Jika dilihat dari silsilah yang terekam oleh bangsa Arab di atas, dapat disimpulkan bahwa Adam dan keturunannya yang ada sekarang telah ada di muka bumi sejak 6.000-an tahun lalu. Tetapi usia ini tergolong sangat muda dibanding dengan fosil manusia purba yang diperkirakan telah berusia JUTAAN tahun. Sekalipun muncul fakta ada manusia purba yang telah berusia jutaan tahun mendahului Adam yang baru ribuan tahun, konsep Islam bahwa “Adam adalah manusia pertama” tidaklah berubah. Menurut agama Islam, kedudukan Adam sebagai manusia pertama dari “jenis manusia” yang ada sekarang ini. Bila kemudian ditemukan fakta bahwa sebelumnya ada “manusia purba”, maka manusia purba yang itu tentu “berbeda” dengan manusia dari jenis Adam dan keturunannya.

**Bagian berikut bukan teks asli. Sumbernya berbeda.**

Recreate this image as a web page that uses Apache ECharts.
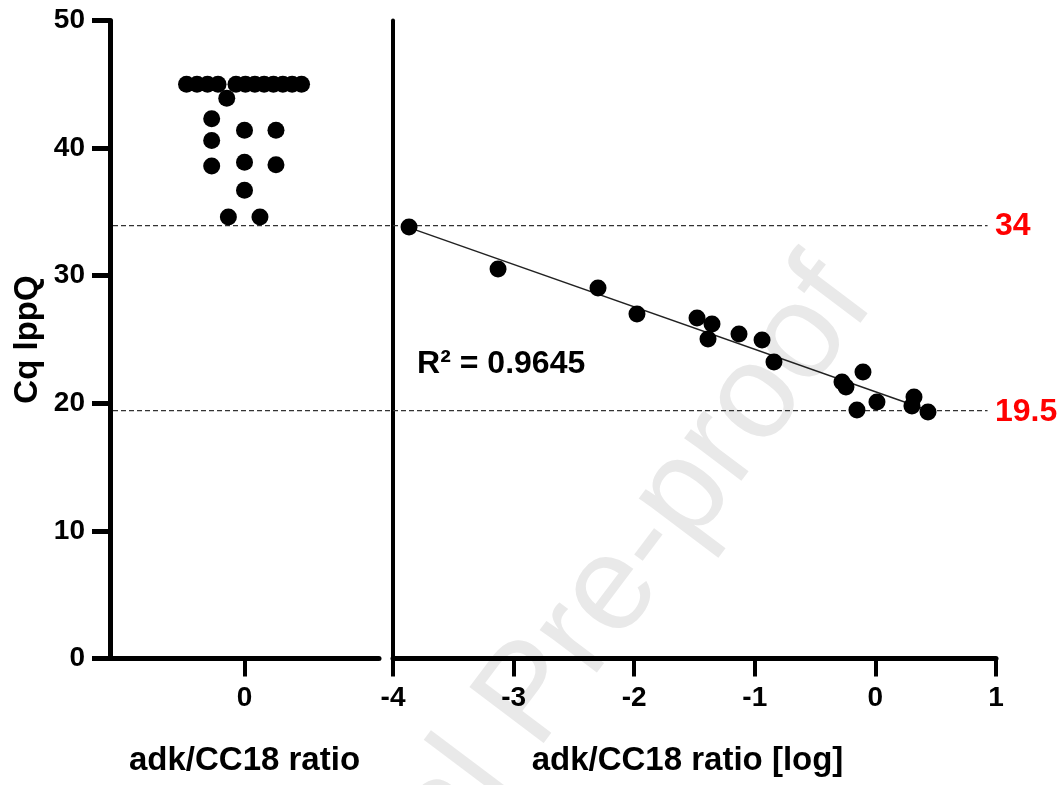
<!DOCTYPE html>
<html>
<head>
<meta charset="utf-8">
<script src="https://cdn.jsdelivr.net/npm/echarts@6/dist/echarts.min.js"></script>
<style>
  html, body { margin: 0; padding: 0; background: #fff; }
  #chart { width: 1058px; height: 785px; }
</style>
</head>
<body>
<div id="chart"></div>
<script>
// ---- data ----
// left panel: non-log ratio group (x = horizontal jitter inside the single category "0")
const leftJitter = [-0.431, -0.353, -0.275, -0.197, -0.063, 0.007, 0.077, 0.146, 0.215, 0.285, 0.354, 0.424,
                    -0.132, -0.244, -0.244, -0.244, 0.0, 0.234, 0.0, 0.234, 0.0, -0.12, 0.115];
const leftCq     = [45, 45, 45, 45, 45, 45, 45, 45, 45, 45, 45, 45,
                    43.9, 42.3, 40.6, 38.6, 41.4, 41.4, 38.9, 38.7, 36.7, 34.6, 34.6];
// right panel: log ratio vs Cq
const logRatio = [-3.867, -3.129, -2.300, -1.977, -1.479, -1.355, -1.388, -1.131, -0.940, -0.841,
                  -0.277, -0.244, -0.103, -0.153, 0.013, 0.320, 0.303, 0.436];
const cqRight  = [33.82, 30.52, 29.04, 27.0, 26.69, 26.22, 25.04, 25.43, 24.96, 23.24,
                  21.67, 21.28, 22.45, 19.47, 20.11, 20.50, 19.79, 19.32];
// regression line
const fitSlope = -3.327;
const fitIntercept = 20.90;
const fitRange = [-3.867, 0.436];
const r2Text = 'R² = 0.9645';
// thresholds
const thresholds = [34, 19.5];
const thresholdLabels = ['34', '19.5'];
// axis ticks
const leftXTicks = [0];
const xTitleLeft = 'adk/CC18 ratio';
const xTitleRight = 'adk/CC18 ratio [log]';
const yTitle = 'Cq lppQ';
const watermark = 'Journal Pre-proof';

const FONT = '"Liberation Sans", Arial, sans-serif';
const chart = echarts.init(document.getElementById('chart'), null, { renderer: 'canvas' });

const leftData = leftJitter.map((x, i) => [x, leftCq[i]]);
const rightData = logRatio.map((x, i) => [x, cqRight[i]]);
const fitData = fitRange.map(x => [x, fitSlope * x + fitIntercept]);

const tickLabel = { fontFamily: FONT, fontWeight: 'bold', fontSize: 28, color: '#000' };
const titleStyle = { fontFamily: FONT, fontWeight: 'bold', fontSize: 33, color: '#000' };

chart.setOption({
  animation: false,
  backgroundColor: '#fff',
  grid: [
    { left: 110, right: 679, top: 20.5, bottom: 126.5 },
    { left: 393, right: 62, top: 20.5, bottom: 126.5 }
  ],
  xAxis: [
    {
      gridIndex: 0, type: 'value', min: -1, max: 1, interval: 1,
      axisLine: { onZero: false, lineStyle: { color: '#000', width: 5 } },
      axisTick: { customValues: leftXTicks, length: 18, lineStyle: { color: '#000', width: 4 } },
      axisLabel: Object.assign({ customValues: leftXTicks, margin: 26 }, tickLabel),
      splitLine: { show: false },
      name: xTitleLeft, nameLocation: 'middle', nameGap: 86, nameTextStyle: titleStyle
    },
    {
      gridIndex: 1, type: 'value', min: -4, max: 1, interval: 1,
      axisLine: { onZero: false, lineStyle: { color: '#000', width: 5 } },
      axisTick: { length: 18, lineStyle: { color: '#000', width: 4 } },
      axisLabel: Object.assign({ margin: 26 }, tickLabel),
      splitLine: { show: false },
      name: xTitleRight, nameLocation: 'middle', nameGap: 86,
      nameTextStyle: Object.assign({ padding: [0, 14, 0, 0] }, titleStyle)
    }
  ],
  yAxis: [
    {
      gridIndex: 0, type: 'value', min: 0, max: 50, interval: 10,
      axisLine: { show: true, onZero: false, lineStyle: { color: '#000', width: 5 } },
      axisTick: { show: true, length: 18, lineStyle: { color: '#000', width: 5 } },
      axisLabel: Object.assign({ margin: 25 }, tickLabel),
      splitLine: { show: false },
      name: yTitle, nameLocation: 'middle', nameGap: 66, nameRotate: 90, nameTextStyle: titleStyle
    },
    {
      gridIndex: 1, type: 'value', min: 0, max: 50, interval: 10,
      axisLine: { show: true, onZero: false, lineStyle: { color: '#000', width: 4 } },
      axisTick: { show: false },
      axisLabel: { show: false },
      splitLine: { show: false }
    }
  ],
  series: [
    {
      type: 'scatter', xAxisIndex: 0, yAxisIndex: 0, data: leftData,
      symbolSize: 17, itemStyle: { color: '#000', opacity: 1 }, z: 5
    },
    {
      type: 'line', xAxisIndex: 1, yAxisIndex: 1, data: fitData,
      symbol: 'none', lineStyle: { color: '#222', width: 1.5 }, z: 4
    },
    {
      type: 'scatter', xAxisIndex: 1, yAxisIndex: 1, data: rightData,
      symbolSize: 17, itemStyle: { color: '#000', opacity: 1 }, z: 5
    }
  ]
});

// reference lines spanning both panels, labels and annotation, placed via the axes' scales
const graphics = [];
thresholds.forEach((t, i) => {
  const a = chart.convertToPixel({ gridIndex: 0 }, [-1, t]);
  const b = chart.convertToPixel({ gridIndex: 1 }, [0.93, t]);
  const c = chart.convertToPixel({ gridIndex: 1 }, [1, t]);
  graphics.push({
    type: 'line', z: 3, silent: true,
    shape: { x1: a[0] + 3, y1: a[1] + 1, x2: b[0], y2: b[1] + 1 },
    style: { stroke: '#333', lineWidth: 1.3, lineDash: [5, 3] }
  });
  graphics.push({
    type: 'text', z: 10, silent: true, x: c[0] - 1, y: c[1] + 2,
    style: { text: thresholdLabels[i], fill: '#ff0000', font: 'bold 32px ' + FONT,
             align: 'left', verticalAlign: 'middle' }
  });
});
const rp = chart.convertToPixel({ gridIndex: 1 }, [-3.8, 23.1]);
graphics.push({
  type: 'text', z: 10, silent: true, x: rp[0], y: rp[1],
  style: { text: r2Text, fill: '#000', font: 'bold 32px ' + FONT, align: 'left', verticalAlign: 'middle' }
});
// watermark
graphics.push({
  type: 'text', z: -10, silent: true, x: 846, y: 280, rotation: 53 * Math.PI / 180,
  style: { text: watermark, fill: '#e9e9e9', font: '135px ' + FONT, align: 'right', verticalAlign: 'middle' }
});
chart.setOption({ graphic: graphics });
</script>
</body>
</html>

Keunggulan Manusia Keturunan Adam
Dalam Q.S. Al-Baqarah ayat 30 dijelaskan bahwa Allah mengumumkan kepada para malaikat akan menjadikan khalifah (manusia) di muka bumi. Pengumuman ini disambut kekhawatiran para malaikat bahwa manusia nanti akan membuat kerusakan di bumi dan menumpahkan darah sesamanya. Sebagian ulama berpendapat, bahwa kekhawatiran para malaikat ini berkaca dari “manusia pendahulunya” yang pernah mendiami bumi dan mengadakan kerusakan serta menumpahkan darah, sehingga mereka punah. Manusia pendahulu inilah yang saat ini ditemukan fosilnya dan kita namai sebagai manusia purba.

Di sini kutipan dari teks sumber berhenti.